Look, everyone hits that point.
The point where everything sucks.
Your energy is gone, your motivation is zero, and every single part of your brain and body is screaming at you to just quit.
Stop trying. Go watch TV. Give up.
It happens.
Doesn't matter how motivated you usually are, how much you want the goal.
There are days, or weeks, or moments where quitting feels like the only sensible option.
Like, pushing forward is just pointless pain.
Most advice on this is garbage. "Just think positive!" "Visualize success!"
Yeah, right. Try visualizing success when you feel like you've been run over by a truck and lit on fire.
Doesn't work.
So, what does work?
How do you actually push through when everything inside you wants to bail? Forget most of the advice you read.
Here’s the real deal.
1. Remember Why You Started (The Real Why)
I don’t want to hear that "change the world" crap.
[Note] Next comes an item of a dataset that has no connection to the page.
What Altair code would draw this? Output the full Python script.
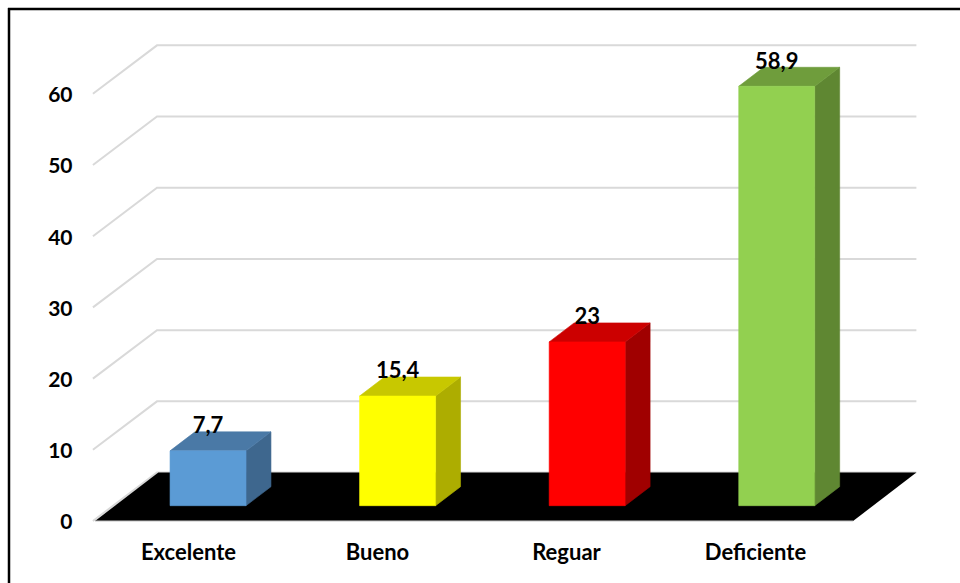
import json
import altair as alt
import pandas as pd

categories = ["Excelente", "Bueno", "Reguar", "Deficiente"]
values = [7.7, 15.4, 23, 58.9]
y_ticks = [0, 10, 20, 30, 40, 50, 60]
front_colors = ["#5B9BD5", "#FFFF00", "#FF0000", "#92D050"]
top_colors = ["#4A79A6", "#C8C800", "#CC0000", "#6F9D3C"]
side_colors = ["#3E678E", "#ADAD00", "#A00000", "#5F8732"]

FONT = "Lato"
X_LABEL_SIZE = 22
Y_LABEL_SIZE = 21
VALUE_SIZE = 22

# Oblique projection, in axis units: x in category steps, y in value units.
FLOOR_DX, FLOOR_DY = 0.335, 6.8
FLOOR_LEFT, FLOOR_RIGHT = -0.492, 3.519
GRID_LEFT = -0.503
BAR_SHIFT, BAR_STEP = 0.106, 1.003
BAR_W = 0.402
BAR_BASE = 2.15
BAR_DX, BAR_DY = 0.132, 2.67
LABEL_LIFT = 3.45

x_scale = alt.Scale(domain=[-0.9947, 4.0847], range=[0, 960], nice=False, zero=False)
y_scale = alt.Scale(domain=[-8.708, 73.17], range=[583, 0], nice=False, zero=False)

# Axes carry only their labels and sit inside the framed area
x_axis = alt.Axis(
    values=[0, 1, 2, 3], labelExpr=f"{json.dumps(categories)}[datum.value]", title=None,
    grid=False, domain=False, ticks=False, offset=-31, labelPadding=0,
    labelBaseline="middle", labelFont=FONT, labelFontWeight="bold", labelFontSize=X_LABEL_SIZE,
    labelColor="#000000", labelOverlap=False, labelBound=False, labelFlush=False,
)
y_axis = alt.Axis(
    values=y_ticks, title=None, grid=False, domain=False, ticks=False, offset=-72, labelPadding=0,
    labelOffset=2, labelFont=FONT, labelFontWeight="bold", labelFontSize=Y_LABEL_SIZE,
    labelColor="#000000", labelOverlap=False, labelBound=False, labelFlush=False,
)

X = lambda: alt.X("x:Q", scale=x_scale, axis=x_axis)
Y = lambda: alt.Y("y:Q", scale=y_scale, axis=y_axis)

# Back wall and its oblique returns on the left
grid_rows = []
for v in y_ticks:
    grid_rows += [
        {"tick": v, "step": 0, "x": GRID_LEFT, "y": v},
        {"tick": v, "step": 1, "x": GRID_LEFT + FLOOR_DX + 0.004, "y": v + FLOOR_DY},
        {"tick": v, "step": 2, "x": FLOOR_RIGHT + FLOOR_DX, "y": v + FLOOR_DY},
    ]
grid = alt.Chart(pd.DataFrame(grid_rows)).mark_line(color="#D9D9D9", strokeWidth=2).encode(
    x=X(), y=Y(), detail="tick:N", order="step:Q"
)

# Black floor
floor_df = pd.DataFrame({
    "y": [0, FLOOR_DY],
    "x": [FLOOR_LEFT, FLOOR_LEFT + FLOOR_DX],
    "x2": [FLOOR_RIGHT, FLOOR_RIGHT + FLOOR_DX],
})
floor = alt.Chart(floor_df).mark_area(orient="horizontal", color="#000000").encode(
    y=Y(), x=X(), x2="x2:Q"
)
floor_edge = alt.Chart(pd.DataFrame({"x": [FLOOR_LEFT, FLOOR_RIGHT], "y": [0, 0]})).mark_line(
    color="#BFBFBF", strokeWidth=1
).encode(x=X(), y=Y())

# Bar faces
front_rows, top_rows, side_rows, label_rows = [], [], [], []
for i, (cat, v) in enumerate(zip(categories, values)):
    left = i * BAR_STEP + BAR_SHIFT - BAR_W / 2
    right = left + BAR_W
    top = BAR_BASE + v
    front_rows.append({"cat": cat, "x": left, "x2": right, "y": BAR_BASE, "y2": top, "c": front_colors[i]})
    top_rows += [
        {"cat": cat, "x": left, "x2": right, "y": top, "c": top_colors[i]},
        {"cat": cat, "x": left + BAR_DX, "x2": right + BAR_DX, "y": top + BAR_DY, "c": top_colors[i]},
    ]
    side_rows += [
        {"cat": cat, "x": right, "y": BAR_BASE, "y2": top, "c": side_colors[i]},
        {"cat": cat, "x": right + BAR_DX, "y": BAR_BASE + BAR_DY, "y2": top + BAR_DY, "c": side_colors[i]},
    ]
    label_rows.append({
        "x": i * BAR_STEP + BAR_SHIFT,
        "y": top + LABEL_LIFT,
        "label": str(v).replace(".", ","),
    })

# A hairline stroke in the face colour hides the floor at antialiased edges
fill = alt.Color("c:N", scale=None, legend=None)
edge = alt.Stroke("c:N", scale=None, legend=None)

fronts = alt.Chart(pd.DataFrame(front_rows)).mark_rect(strokeWidth=0.6).encode(
    x=X(), x2="x2:Q", y=Y(), y2="y2:Q", color=fill, stroke=edge
)
tops = alt.Chart(pd.DataFrame(top_rows)).mark_area(orient="horizontal", strokeWidth=0.6).encode(
    y=Y(), x=X(), x2="x2:Q", color=fill, stroke=edge, detail="cat:N"
)
sides = alt.Chart(pd.DataFrame(side_rows)).mark_area(strokeWidth=0.6).encode(
    x=X(), y=Y(), y2="y2:Q", color=fill, stroke=edge, detail="cat:N"
)
labels = alt.Chart(pd.DataFrame(label_rows)).mark_text(
    font=FONT, fontWeight="bold", fontSize=VALUE_SIZE, color="#000000", baseline="middle"
).encode(x=X(), y=Y(), text="label:N")

# Outer frame: left and top edges only
frame_left = alt.Chart(pd.DataFrame({"k": [0]})).mark_rule(color="#000000", strokeWidth=2.5).encode(
    x=alt.value(9), y=alt.value(8), y2=alt.value(583)
)
frame_top = alt.Chart(pd.DataFrame({"k": [0]})).mark_rule(color="#000000", strokeWidth=2.5).encode(
    x=alt.value(8), x2=alt.value(960), y=alt.value(9)
)

chart = alt.layer(
    grid, floor, floor_edge, sides, tops, fronts, labels, frame_left, frame_top
).properties(
    width=960, height=583, padding=0, background="#FFFFFF",
    autosize=alt.AutoSizeParams(type="none"),
).configure_view(stroke=None)

chart.save("out.html", embed_options={"renderer": "svg", "actions": False})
Why did you, specifically, start this?
What was the gut-level reason? Was it to escape a job you hated? Prove someone wrong?
Build something so you didn't have to answer to anyone?
Get specific. Get a little pissed off about it, maybe.
When you feel like quitting, reconnecting with that raw, initial motivation can give you just enough fuel to ignore the "quit" signal for a little longer.
Forget the noble-sounding version.
Remember the real, selfish, urgent reason.
2. Stop Looking at the Whole Damn Mountain
When you're overwhelmed, looking at the massive goal ahead is paralyzing. It makes quitting seem logical because the distance looks impossible.
So don't look at it. Seriously. Forget the finish line. Forget next week. Forget even tomorrow.
What is the absolute next tiny step you need to take?
Write one sentence? Send one email? Make one call? Just do that.
Focus only on the immediate, smallest possible action.
String enough of those tiny steps together, and you'll get through the bad patch without collapsing under the weight of the whole project.
3. Just Admit That It Sucks Right Now
Trying to pretend you feel great when you feel awful is exhausting. Fighting the feeling just wastes energy you don't have.
So don't fight it. Acknowledge it. Say it out loud if you have to: "This sucks. I hate this. I want to quit."
Okay, fine. Now what?
Accepting the reality of the feeling, even for a moment, can paradoxically make it less powerful.
You stop wasting energy on denial and can put that tiny bit of energy into taking that next small step we just talked about.
4. Lower Your Standards (Just for Today)
Got a huge to-do list? Feel like you need to crush it today? Forget it. When everything screams ‘quit,’ perfectionism is your enemy.
Lower the bar. Aim for "not zero." What's the absolute minimum you can do today to not completely give up?
Maybe it's working for just 15 minutes. Maybe it's doing one tiny task instead of ten.
Doing something, no matter how small, keeps the momentum alive, even if it's crawling. It’s better than a full stop.
You can raise the bar again when you feel less like quitting.
5. Find Someone Who Gets It (Not a Complainer)
Don't talk to people who will just agree with you about how hard everything is and encourage you to take it easy.
That's poison when you're trying to stay tough.
Find someone who understands the grind but won't let you wallow. Someone who's been there. Maybe someone who's a step ahead.
Briefly telling them "this sucks today, finding it hard to push" can sometimes be enough.
They don't need to solve it for you, but knowing someone else understands the struggle without encouraging you to quit can make a difference.
Choose your confidantes wisely.
6. Use a Timer – Force the Action
Sometimes the problem is just starting. The urge to quit creates total paralysis. Break it with pure, brute force action, controlled by a timer.
Set a timer for 10 minutes, 15 minutes, whatever feels barely possible.
Tell yourself you only have to work on the thing you want to quit until the timer goes off. That's it.
Often, just forcing yourself through those first few minutes can break the mental block.
And if it doesn't? Well, you still did 10 minutes more than zero.
Try again later.
Staying tough isn't about never wanting to quit. It's about what you do when that feeling hits hard.
It doesn't magically get easy. You just get better at telling that screaming voice to shut up for long enough to take the next step.
It's uncomfortable. It's gritty.
But pushing through these moments is where real mental toughness gets built. Stop looking for a magic fix.
Just focus on getting through the next ten minutes. Then the next.
That's how you win when everything tells you to lose.